Raw records
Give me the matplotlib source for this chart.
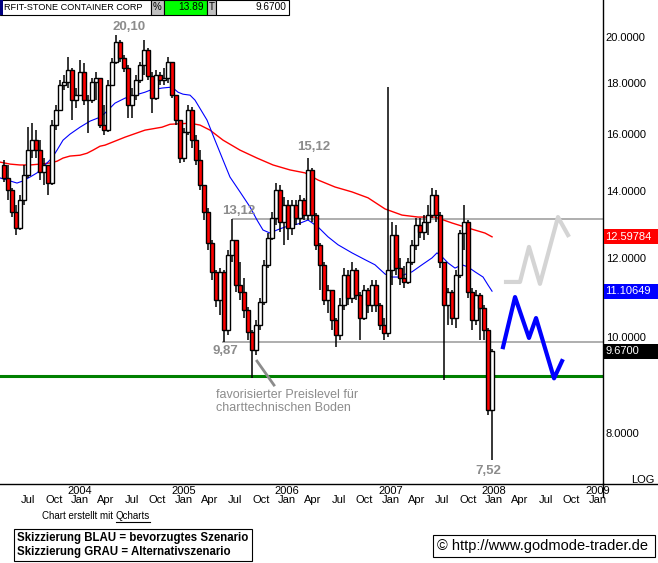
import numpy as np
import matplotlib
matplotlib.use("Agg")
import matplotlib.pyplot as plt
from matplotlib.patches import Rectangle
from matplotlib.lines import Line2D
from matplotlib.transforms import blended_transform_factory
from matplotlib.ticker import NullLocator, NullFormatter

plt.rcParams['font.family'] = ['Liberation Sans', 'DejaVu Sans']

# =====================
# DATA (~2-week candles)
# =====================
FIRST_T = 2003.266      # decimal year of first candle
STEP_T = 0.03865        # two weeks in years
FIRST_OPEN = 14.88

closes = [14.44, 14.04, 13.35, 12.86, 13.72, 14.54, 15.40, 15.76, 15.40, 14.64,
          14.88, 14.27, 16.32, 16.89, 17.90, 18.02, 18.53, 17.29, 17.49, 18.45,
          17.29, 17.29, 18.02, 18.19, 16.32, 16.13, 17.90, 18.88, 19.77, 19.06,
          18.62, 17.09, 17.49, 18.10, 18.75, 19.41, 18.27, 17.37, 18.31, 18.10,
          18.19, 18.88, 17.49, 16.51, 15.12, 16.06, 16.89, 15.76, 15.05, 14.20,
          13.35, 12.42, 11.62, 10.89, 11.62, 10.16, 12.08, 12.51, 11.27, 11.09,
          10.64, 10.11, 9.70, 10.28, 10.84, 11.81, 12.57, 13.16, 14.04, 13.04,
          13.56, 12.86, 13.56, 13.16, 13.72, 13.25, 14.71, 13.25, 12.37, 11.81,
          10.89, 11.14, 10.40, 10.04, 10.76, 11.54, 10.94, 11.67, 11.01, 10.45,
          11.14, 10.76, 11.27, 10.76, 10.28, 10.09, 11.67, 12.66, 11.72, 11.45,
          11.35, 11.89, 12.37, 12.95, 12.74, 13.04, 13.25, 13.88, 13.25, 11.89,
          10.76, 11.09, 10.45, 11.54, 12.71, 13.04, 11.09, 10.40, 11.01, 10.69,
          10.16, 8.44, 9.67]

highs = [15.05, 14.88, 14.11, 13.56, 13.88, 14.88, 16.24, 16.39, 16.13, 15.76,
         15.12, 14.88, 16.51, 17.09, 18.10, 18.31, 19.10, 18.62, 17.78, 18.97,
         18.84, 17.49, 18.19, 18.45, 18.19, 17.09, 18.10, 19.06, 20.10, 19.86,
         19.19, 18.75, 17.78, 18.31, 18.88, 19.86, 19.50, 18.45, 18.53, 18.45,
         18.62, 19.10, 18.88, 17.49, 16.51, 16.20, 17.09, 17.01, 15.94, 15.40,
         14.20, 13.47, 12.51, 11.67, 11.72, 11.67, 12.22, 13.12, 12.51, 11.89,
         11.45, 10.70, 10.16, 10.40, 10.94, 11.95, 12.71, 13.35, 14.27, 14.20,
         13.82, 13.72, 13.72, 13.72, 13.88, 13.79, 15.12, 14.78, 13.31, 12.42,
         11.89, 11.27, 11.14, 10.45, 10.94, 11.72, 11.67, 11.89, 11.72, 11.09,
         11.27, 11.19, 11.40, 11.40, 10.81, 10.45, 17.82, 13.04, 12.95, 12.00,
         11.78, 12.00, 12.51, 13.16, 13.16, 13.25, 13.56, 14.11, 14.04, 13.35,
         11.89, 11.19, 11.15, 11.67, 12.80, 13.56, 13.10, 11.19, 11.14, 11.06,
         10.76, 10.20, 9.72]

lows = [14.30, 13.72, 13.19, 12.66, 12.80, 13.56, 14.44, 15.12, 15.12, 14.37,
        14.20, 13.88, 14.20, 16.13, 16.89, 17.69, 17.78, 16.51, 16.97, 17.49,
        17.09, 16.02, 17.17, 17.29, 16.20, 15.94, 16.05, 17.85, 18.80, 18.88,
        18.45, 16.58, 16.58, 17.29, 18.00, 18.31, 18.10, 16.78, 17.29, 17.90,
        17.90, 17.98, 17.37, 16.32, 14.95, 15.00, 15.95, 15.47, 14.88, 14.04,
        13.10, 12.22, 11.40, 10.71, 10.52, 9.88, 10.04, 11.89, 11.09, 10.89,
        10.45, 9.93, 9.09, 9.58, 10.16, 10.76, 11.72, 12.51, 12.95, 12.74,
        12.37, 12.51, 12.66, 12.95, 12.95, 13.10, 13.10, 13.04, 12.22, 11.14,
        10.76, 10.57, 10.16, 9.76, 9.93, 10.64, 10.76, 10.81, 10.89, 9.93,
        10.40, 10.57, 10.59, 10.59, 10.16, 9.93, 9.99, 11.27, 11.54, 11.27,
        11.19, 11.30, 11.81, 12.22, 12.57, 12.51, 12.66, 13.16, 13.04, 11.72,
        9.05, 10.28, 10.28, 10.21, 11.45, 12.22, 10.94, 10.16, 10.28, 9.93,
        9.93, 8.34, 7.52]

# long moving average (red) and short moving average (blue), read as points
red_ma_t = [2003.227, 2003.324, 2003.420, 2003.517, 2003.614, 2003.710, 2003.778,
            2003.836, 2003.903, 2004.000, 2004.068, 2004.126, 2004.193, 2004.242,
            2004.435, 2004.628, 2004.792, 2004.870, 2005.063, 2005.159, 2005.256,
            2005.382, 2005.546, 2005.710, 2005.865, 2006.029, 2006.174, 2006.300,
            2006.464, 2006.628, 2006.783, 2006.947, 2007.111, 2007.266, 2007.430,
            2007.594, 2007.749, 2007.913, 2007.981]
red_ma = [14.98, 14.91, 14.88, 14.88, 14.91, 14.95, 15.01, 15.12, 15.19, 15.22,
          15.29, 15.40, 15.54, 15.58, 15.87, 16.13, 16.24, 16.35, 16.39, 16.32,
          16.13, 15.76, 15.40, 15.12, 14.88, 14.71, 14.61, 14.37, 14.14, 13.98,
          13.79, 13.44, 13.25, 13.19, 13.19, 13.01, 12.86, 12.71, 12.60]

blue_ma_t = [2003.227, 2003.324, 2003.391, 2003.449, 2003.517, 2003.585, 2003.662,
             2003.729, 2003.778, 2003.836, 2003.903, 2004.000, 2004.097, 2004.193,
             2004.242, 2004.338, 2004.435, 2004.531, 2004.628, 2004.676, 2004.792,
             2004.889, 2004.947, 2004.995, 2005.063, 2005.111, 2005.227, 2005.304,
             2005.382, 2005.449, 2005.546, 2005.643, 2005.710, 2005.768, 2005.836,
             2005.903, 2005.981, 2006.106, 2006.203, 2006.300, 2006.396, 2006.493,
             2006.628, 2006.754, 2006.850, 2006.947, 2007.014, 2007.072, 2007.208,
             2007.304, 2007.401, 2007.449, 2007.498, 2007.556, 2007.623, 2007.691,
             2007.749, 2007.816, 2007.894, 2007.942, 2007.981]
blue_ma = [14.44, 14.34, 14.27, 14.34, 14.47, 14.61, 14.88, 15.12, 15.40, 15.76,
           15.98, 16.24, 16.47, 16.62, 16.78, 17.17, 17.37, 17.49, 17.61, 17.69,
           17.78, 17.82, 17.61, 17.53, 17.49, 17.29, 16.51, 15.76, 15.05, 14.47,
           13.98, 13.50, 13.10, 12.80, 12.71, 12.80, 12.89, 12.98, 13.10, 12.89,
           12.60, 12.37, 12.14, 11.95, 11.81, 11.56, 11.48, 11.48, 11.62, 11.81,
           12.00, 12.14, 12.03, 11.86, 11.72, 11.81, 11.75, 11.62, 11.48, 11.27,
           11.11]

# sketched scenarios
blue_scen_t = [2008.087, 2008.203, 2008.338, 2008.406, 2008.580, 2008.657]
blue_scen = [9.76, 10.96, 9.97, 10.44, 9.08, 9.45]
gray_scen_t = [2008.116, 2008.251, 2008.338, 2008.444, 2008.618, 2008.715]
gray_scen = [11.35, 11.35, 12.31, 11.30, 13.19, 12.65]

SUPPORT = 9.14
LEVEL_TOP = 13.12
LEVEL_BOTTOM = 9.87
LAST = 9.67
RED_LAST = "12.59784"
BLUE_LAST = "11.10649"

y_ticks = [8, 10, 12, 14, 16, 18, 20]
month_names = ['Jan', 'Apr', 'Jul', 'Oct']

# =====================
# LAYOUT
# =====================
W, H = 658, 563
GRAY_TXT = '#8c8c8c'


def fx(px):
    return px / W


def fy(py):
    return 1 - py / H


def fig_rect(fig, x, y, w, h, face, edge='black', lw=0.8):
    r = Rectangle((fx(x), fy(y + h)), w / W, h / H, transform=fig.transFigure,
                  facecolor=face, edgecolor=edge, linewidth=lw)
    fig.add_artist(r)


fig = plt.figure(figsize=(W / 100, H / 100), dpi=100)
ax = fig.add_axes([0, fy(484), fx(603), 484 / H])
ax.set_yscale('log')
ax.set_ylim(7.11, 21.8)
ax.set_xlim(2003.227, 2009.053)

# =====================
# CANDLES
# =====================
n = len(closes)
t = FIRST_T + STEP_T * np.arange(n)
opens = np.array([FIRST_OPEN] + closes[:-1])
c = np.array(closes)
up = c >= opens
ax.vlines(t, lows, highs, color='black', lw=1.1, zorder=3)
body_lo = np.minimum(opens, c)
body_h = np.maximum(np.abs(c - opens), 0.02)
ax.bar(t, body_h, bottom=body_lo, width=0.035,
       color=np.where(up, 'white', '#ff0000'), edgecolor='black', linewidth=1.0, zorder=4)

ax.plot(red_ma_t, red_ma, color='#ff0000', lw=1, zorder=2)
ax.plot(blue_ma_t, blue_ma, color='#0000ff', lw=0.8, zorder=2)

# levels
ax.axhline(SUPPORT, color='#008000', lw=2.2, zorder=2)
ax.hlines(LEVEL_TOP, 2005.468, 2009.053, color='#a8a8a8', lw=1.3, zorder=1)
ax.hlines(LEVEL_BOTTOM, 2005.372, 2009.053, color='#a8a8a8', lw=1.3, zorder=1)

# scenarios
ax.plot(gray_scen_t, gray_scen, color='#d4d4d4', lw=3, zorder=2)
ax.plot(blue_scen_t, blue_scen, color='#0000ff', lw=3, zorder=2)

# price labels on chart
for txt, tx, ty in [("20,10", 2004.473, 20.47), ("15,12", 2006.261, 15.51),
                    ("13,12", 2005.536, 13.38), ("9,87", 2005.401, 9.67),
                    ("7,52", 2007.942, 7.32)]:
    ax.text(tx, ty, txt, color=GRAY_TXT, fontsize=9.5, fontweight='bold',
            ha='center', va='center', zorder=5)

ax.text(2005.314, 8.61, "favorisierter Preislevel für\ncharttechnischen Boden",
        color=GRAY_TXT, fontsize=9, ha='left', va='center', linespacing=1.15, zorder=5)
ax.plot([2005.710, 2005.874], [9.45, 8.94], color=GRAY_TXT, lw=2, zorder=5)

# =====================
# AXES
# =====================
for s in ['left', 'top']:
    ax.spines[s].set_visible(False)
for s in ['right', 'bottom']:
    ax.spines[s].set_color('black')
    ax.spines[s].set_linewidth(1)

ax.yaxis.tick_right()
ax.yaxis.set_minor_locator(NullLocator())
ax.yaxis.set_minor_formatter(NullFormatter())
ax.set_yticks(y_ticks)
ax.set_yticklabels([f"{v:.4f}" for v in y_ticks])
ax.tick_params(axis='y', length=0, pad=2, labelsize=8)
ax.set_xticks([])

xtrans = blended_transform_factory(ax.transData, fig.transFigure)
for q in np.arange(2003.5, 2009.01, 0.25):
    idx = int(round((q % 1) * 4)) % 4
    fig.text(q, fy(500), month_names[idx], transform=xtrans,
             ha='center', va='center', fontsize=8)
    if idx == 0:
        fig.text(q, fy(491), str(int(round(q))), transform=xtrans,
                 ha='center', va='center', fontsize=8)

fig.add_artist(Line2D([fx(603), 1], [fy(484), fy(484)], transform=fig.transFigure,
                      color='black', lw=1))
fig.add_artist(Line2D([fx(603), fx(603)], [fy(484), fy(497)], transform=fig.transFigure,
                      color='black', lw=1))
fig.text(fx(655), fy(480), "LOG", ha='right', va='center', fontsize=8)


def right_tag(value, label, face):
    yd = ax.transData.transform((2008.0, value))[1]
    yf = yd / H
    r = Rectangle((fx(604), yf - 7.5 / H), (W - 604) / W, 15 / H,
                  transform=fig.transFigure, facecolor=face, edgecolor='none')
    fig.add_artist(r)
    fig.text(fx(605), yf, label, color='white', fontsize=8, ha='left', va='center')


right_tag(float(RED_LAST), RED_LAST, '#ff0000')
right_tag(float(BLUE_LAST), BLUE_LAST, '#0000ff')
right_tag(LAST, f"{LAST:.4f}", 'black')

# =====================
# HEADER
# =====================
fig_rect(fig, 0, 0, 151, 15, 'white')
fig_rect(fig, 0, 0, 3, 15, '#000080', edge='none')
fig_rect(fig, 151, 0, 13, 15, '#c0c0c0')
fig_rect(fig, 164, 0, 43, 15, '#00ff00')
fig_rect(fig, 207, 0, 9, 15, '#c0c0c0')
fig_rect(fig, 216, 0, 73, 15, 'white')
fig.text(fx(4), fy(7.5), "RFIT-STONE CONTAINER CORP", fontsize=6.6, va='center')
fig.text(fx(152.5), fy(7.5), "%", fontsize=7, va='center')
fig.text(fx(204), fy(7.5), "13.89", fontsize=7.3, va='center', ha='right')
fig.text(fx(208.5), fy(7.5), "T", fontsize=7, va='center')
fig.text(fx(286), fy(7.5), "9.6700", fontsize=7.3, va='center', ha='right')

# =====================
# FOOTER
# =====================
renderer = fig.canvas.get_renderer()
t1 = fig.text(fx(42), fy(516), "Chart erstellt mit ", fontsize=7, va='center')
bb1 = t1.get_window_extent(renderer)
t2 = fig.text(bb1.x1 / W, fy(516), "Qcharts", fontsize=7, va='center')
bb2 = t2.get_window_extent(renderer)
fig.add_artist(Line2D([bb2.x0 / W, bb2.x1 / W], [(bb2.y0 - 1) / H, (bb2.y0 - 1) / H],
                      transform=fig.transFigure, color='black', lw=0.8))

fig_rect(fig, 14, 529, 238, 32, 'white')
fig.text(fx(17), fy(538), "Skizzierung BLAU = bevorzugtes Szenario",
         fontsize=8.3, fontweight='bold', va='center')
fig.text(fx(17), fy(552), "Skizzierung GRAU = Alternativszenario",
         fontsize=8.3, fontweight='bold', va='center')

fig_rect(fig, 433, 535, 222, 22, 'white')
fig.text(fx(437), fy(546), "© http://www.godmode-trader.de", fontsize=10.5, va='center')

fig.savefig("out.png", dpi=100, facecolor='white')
---
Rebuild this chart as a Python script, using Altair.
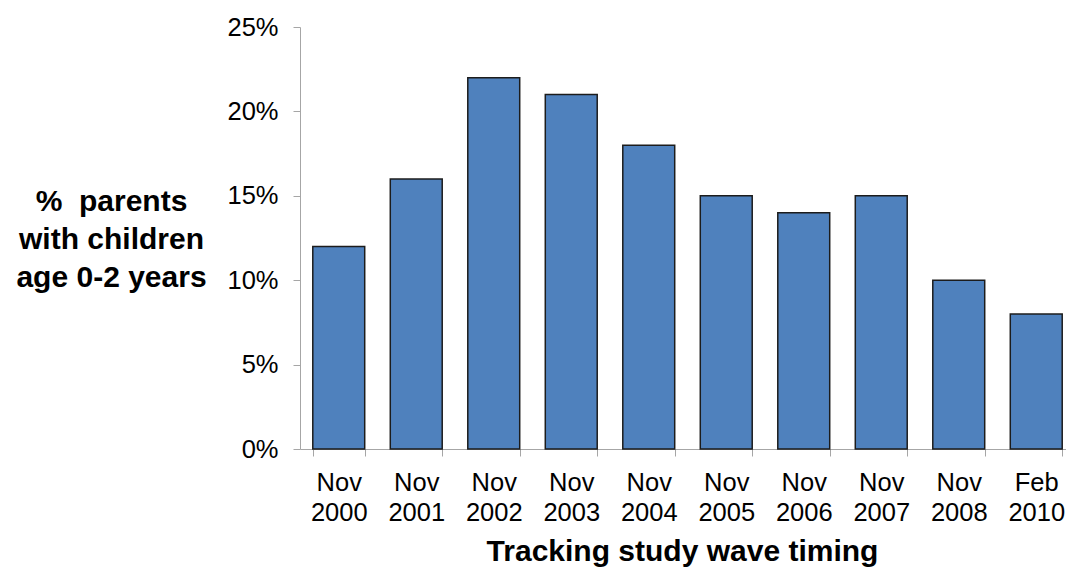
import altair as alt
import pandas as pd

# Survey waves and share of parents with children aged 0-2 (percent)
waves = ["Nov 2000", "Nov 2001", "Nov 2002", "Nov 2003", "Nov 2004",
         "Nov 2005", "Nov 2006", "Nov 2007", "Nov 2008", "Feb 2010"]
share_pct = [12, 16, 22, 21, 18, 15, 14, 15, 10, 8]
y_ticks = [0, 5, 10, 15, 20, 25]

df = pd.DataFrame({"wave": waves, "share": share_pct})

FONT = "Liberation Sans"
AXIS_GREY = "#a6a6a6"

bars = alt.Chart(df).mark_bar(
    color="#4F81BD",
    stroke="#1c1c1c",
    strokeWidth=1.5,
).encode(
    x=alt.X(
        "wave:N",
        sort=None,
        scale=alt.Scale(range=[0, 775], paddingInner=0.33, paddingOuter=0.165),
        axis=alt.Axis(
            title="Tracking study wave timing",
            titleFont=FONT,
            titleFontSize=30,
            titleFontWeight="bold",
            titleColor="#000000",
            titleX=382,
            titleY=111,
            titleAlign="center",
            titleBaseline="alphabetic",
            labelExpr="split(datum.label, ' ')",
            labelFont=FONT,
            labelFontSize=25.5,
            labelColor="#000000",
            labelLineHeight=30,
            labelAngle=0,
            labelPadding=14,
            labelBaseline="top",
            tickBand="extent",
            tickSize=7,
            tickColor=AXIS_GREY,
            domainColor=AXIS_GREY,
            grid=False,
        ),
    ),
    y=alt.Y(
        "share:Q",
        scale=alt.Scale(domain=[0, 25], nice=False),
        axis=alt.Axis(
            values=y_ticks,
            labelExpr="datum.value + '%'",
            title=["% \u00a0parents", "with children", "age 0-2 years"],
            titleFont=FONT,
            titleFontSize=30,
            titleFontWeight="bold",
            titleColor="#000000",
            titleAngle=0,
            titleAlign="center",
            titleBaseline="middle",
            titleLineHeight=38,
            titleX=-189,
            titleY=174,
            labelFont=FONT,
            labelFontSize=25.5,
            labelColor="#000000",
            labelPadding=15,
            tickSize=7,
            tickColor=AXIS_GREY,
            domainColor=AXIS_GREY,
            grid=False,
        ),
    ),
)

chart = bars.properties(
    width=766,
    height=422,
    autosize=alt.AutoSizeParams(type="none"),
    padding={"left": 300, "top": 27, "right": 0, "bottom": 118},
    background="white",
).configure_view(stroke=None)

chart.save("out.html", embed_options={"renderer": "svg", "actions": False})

▶ **Task details**
Write out the lines from the one containing "Give me the matplotlib source for this chart." down to the one containing "FIRST_OPEN = 14.88", both included, exactly as they appear. Leave out any pictures.

▶ **Result of the task**
Give me the matplotlib source for this chart.
import numpy as np
import matplotlib
matplotlib.use("Agg")
import matplotlib.pyplot as plt
from matplotlib.patches import Rectangle
from matplotlib.lines import Line2D
from matplotlib.transforms import blended_transform_factory
from matplotlib.ticker import NullLocator, NullFormatter

plt.rcParams['font.family'] = ['Liberation Sans', 'DejaVu Sans']

# =====================
# DATA (~2-week candles)
# =====================
FIRST_T = 2003.266      # decimal year of first candle
STEP_T = 0.03865        # two weeks in years
FIRST_OPEN = 14.88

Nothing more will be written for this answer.